Jura Distillery tasting room

We tasted a couple of the whiskies on offer and marvelled at the wide selection and high price of some.  £300 for a bottle anyone?  [Ed: despite everything apparently many of the higher priced whiskies have a good market]  Having purchased one of the more reasonably priced whiskies, one we had tried, we made our way to the newest distillery in Craighouse, Deer Island Rum Distillery.

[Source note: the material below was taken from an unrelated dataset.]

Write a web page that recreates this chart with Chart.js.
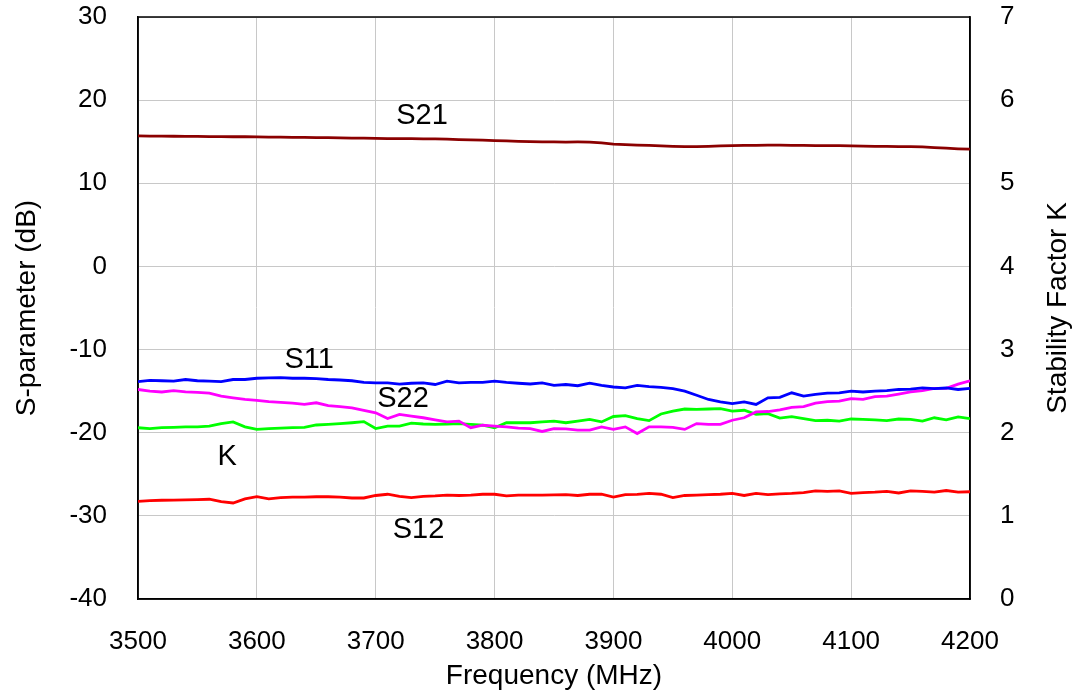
<!DOCTYPE html>
<html>
<head>
<meta charset="utf-8">
<script src="https://cdn.jsdelivr.net/npm/chart.js@4.4.0/dist/chart.umd.min.js"></script>
<style>
  html, body { margin: 0; padding: 0; background: #fff; }
  #wrap { width: 1089px; height: 694px; }
</style>
</head>
<body>
<div id="wrap"><canvas id="myChart" width="1089" height="694"></canvas></div>
<script>
// frequency points (MHz)
var freq = [3500, 3510, 3520, 3530, 3540, 3550, 3560, 3570, 3580, 3590,
  3600, 3610, 3620, 3630, 3640, 3650, 3660, 3670, 3680, 3690,
  3700, 3710, 3720, 3730, 3740, 3750, 3760, 3770, 3780, 3790,
  3800, 3810, 3820, 3830, 3840, 3850, 3860, 3870, 3880, 3890,
  3900, 3910, 3920, 3930, 3940, 3950, 3960, 3970, 3980, 3990,
  4000, 4010, 4020, 4030, 4040, 4050, 4060, 4070, 4080, 4090,
  4100, 4110, 4120, 4130, 4140, 4150, 4160, 4170, 4180, 4190, 4200];

// S-parameters in dB
var s21 = [15.7, 15.68, 15.67, 15.66, 15.65, 15.64, 15.62, 15.61, 15.6, 15.6,
  15.58, 15.56, 15.55, 15.53, 15.52, 15.5, 15.48, 15.46, 15.44, 15.42,
  15.4, 15.38, 15.37, 15.36, 15.35, 15.33, 15.3, 15.26, 15.22, 15.18,
  15.14, 15.1, 15.05, 15.0, 14.98, 14.97, 14.96, 14.97, 14.95, 14.85,
  14.72, 14.65, 14.6, 14.55, 14.5, 14.45, 14.42, 14.42, 14.45, 14.5,
  14.52, 14.55, 14.57, 14.6, 14.58, 14.57, 14.55, 14.53, 14.52, 14.52,
  14.5, 14.48, 14.45, 14.43, 14.42, 14.4, 14.38, 14.3, 14.22, 14.15, 14.1];

var s12 = [-28.25, -28.18, -28.12, -28.1, -28.08, -28.05, -28.0, -28.3, -28.45, -27.95,
  -27.7, -27.95, -27.8, -27.75, -27.75, -27.7, -27.7, -27.75, -27.85, -27.85,
  -27.55, -27.4, -27.65, -27.8, -27.65, -27.6, -27.5, -27.55, -27.5, -27.4,
  -27.4, -27.6, -27.5, -27.5, -27.5, -27.48, -27.45, -27.55, -27.4, -27.4,
  -27.75, -27.45, -27.42, -27.3, -27.4, -27.8, -27.55, -27.5, -27.45, -27.4,
  -27.3, -27.55, -27.3, -27.45, -27.35, -27.3, -27.2, -27.0, -27.05, -27.0,
  -27.3, -27.2, -27.15, -27.05, -27.25, -27.0, -27.05, -27.15, -26.95, -27.15, -27.1];

var s11 = [-13.85, -13.7, -13.75, -13.8, -13.6, -13.75, -13.8, -13.85, -13.6, -13.6,
  -13.45, -13.4, -13.38, -13.45, -13.45, -13.5, -13.6, -13.66, -13.75, -13.95,
  -14.0, -14.0, -14.15, -14.05, -14.0, -14.2, -13.8, -14.0, -13.95, -13.95,
  -13.8, -13.95, -14.05, -14.14, -14.0, -14.3, -14.2, -14.35, -14.05, -14.3,
  -14.5, -14.6, -14.3, -14.45, -14.55, -14.7, -15.0, -15.5, -16.0, -16.3,
  -16.5, -16.3, -16.6, -15.8, -15.74, -15.2, -15.6, -15.4, -15.25, -15.2,
  -15.0, -15.1, -15.0, -14.95, -14.8, -14.75, -14.6, -14.7, -14.62, -14.8, -14.67];

var s22 = [-14.8, -15.0, -15.1, -14.95, -15.1, -15.15, -15.25, -15.6, -15.8, -16.0,
  -16.1, -16.25, -16.35, -16.45, -16.6, -16.4, -16.75, -16.85, -17.0, -17.3,
  -17.6, -18.3, -17.8, -18.0, -18.2, -18.45, -18.7, -18.6, -19.4, -19.1,
  -19.2, -19.3, -19.45, -19.5, -19.85, -19.5, -19.55, -19.7, -19.7, -19.3,
  -19.6, -19.3, -20.1, -19.3, -19.3, -19.35, -19.6, -18.9, -19.0, -19.0,
  -18.5, -18.2, -17.5, -17.45, -17.25, -16.95, -16.85, -16.45, -16.25, -16.2,
  -15.9, -16.0, -15.65, -15.6, -15.35, -15.1, -14.95, -14.67, -14.67, -14.15, -13.75];

// stability factor K (right axis)
var kFactor = [2.06, 2.05, 2.06, 2.065, 2.07, 2.07, 2.08, 2.11, 2.13, 2.07,
  2.04, 2.05, 2.055, 2.06, 2.065, 2.093, 2.10, 2.11, 2.12, 2.133,
  2.05, 2.08, 2.08, 2.115, 2.105, 2.10, 2.105, 2.11, 2.10, 2.09,
  2.06, 2.12, 2.12, 2.12, 2.13, 2.14, 2.12, 2.14, 2.16, 2.13,
  2.195, 2.205, 2.17, 2.145, 2.225, 2.26, 2.285, 2.28, 2.285, 2.29,
  2.26, 2.27, 2.22, 2.23, 2.175, 2.193, 2.17, 2.145, 2.15, 2.14,
  2.165, 2.16, 2.155, 2.145, 2.165, 2.16, 2.14, 2.18, 2.155, 2.19, 2.17];

// curve labels placed in data units [text, freq, dB]
var curveLabels = [
  ['S21', 3739, 18.1],
  ['S11', 3644, -11.3],
  ['S22', 3723, -15.9],
  ['K', 3575, -22.9],
  ['S12', 3736, -31.7]
];

function pts(arr) {
  return freq.map(function (f, i) { return { x: f, y: arr[i] }; });
}

var FONT = 'Liberation Sans, Arial, sans-serif';

// black frame round the plot + curve names + right title
var extras = {
  id: 'extras',
  beforeDatasetsDraw: function (chart) {
    var a = chart.chartArea, c = chart.ctx;
    c.save();
    c.strokeStyle = '#000';
    c.lineWidth = 1.5;
    c.strokeRect(a.left, a.top, a.right - a.left, a.bottom - a.top);
    c.restore();
  },
  afterDraw: function (chart) {
    var c = chart.ctx, sx = chart.scales.x, sy = chart.scales.y, a = chart.chartArea;
    c.save();
    c.fillStyle = '#000';
    c.font = '29px ' + FONT;
    c.textAlign = 'center';
    c.textBaseline = 'middle';
    curveLabels.forEach(function (l) {
      c.fillText(l[0], sx.getPixelForValue(l[1]), sy.getPixelForValue(l[2]));
    });
    c.font = '28px ' + FONT;
    c.translate(1058, (a.top + a.bottom) / 2);
    c.rotate(-Math.PI / 2);
    c.fillText('Stability Factor K', 0, 0);
    c.restore();
  }
};

function plain(v) { return String(v); }

var ctx = document.getElementById('myChart').getContext('2d');
var myChart = new Chart(ctx, {
  type: 'line',
  data: {
    datasets: [
      { label: 'S21', data: pts(s21), borderColor: '#8b0000', yAxisID: 'y' },
      { label: 'S11', data: pts(s11), borderColor: '#0000ff', yAxisID: 'y' },
      { label: 'S22', data: pts(s22), borderColor: '#ff00ff', yAxisID: 'y' },
      { label: 'K', data: pts(kFactor), borderColor: '#00ff00', yAxisID: 'y1' },
      { label: 'S12', data: pts(s12), borderColor: '#ff0000', yAxisID: 'y' }
    ]
  },
  options: {
    responsive: false,
    animation: false,
    devicePixelRatio: 1,
    layout: { padding: { top: 17, left: 0, right: 0, bottom: 0 } },
    elements: {
      point: { radius: 0 },
      line: { borderWidth: 2.8, tension: 0 }
    },
    plugins: {
      legend: { display: false },
      tooltip: { enabled: false }
    },
    scales: {
      x: {
        type: 'linear',
        min: 3500,
        max: 4200,
        afterFit: function (s) { s.height = 95; s.paddingLeft = 0; s.paddingRight = 0; },
        ticks: { stepSize: 100, padding: 27, color: '#000', callback: plain, font: { family: FONT, size: 26 } },
        grid: { color: '#c8c8c8', drawTicks: false },
        border: { color: '#000', width: 1.5 },
        title: { display: true, text: 'Frequency (MHz)', color: '#000', padding: { bottom: 1 }, font: { family: FONT, size: 28 } }
      },
      y: {
        position: 'left',
        min: -40,
        max: 30,
        afterFit: function (s) { s.width = 138; s.paddingTop = 0; s.paddingBottom = 0; },
        ticks: { stepSize: 10, padding: 31, color: '#000', callback: plain, font: { family: FONT, size: 26 } },
        grid: { color: '#c8c8c8', drawTicks: false },
        border: { color: '#000', width: 1.5 },
        title: { display: true, text: 'S-parameter (dB)', color: '#000', padding: { top: 10 }, font: { family: FONT, size: 28 } }
      },
      y1: {
        position: 'right',
        min: 0,
        max: 7,
        afterFit: function (s) { s.width = 119; s.paddingTop = 0; s.paddingBottom = 0; },
        ticks: { stepSize: 1, padding: 30, color: '#000', callback: plain, font: { family: FONT, size: 26 } },
        grid: { drawOnChartArea: false, drawTicks: false },
        border: { color: '#000', width: 1.5 }
      }
    }
  },
  plugins: [extras]
});
</script>
</body>
</html>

Deer Island Rum Distillery

We’d not known about the rum distillery before our walk around Craighouse the previous evening and afterwards in the Jura Hotel bar we had also found out about Jura’s Lussa Bay Gin, another island spirits company start-up.  Like the Jura Brewery (and probably Lussa Bay Gin), Deer Island Rum does not yet produce alcohol on Jura.  Instead the distilled alcohol is imported from mainland Scotland and the spices are added and the liquor aged in barrels in the warehouse we visited.  The company hasn’t been going too long but the rum is excellent, very spiced and perfect to drink neat on ice or with a splash of soda water.  We were able to taste a sample, both neat and with their preferred mixer, a grapefruit tonic.  We were also given a taster of their coffee liqueur and a sample of the rum-soaked raisins which are a by-product of the spicing process.  All were excellent, but the rum was the winner by a country mile.

Sunny views along the shore of the bay and of the beach enclosed by the pier
Traditional rowing boats
Local fishing boats

As we wandered back to the dinghy the sun came out, lighting up the scenery yet again, so we took full advantage and snapped more photos.

Two distilleries before 11am…. what’s not to like!

Then it was back to BV to prepare for a ‘huge’ voyage, 15nm up the coast to Lussa Bay, close to the gin distillery and a convenient stop for the evening, well-positioned to take advantage of the next day’s tide north through the top of the Sound of Jura.  The question was, having visited 2 distilleries on Jura, did we need to ‘do’ the third?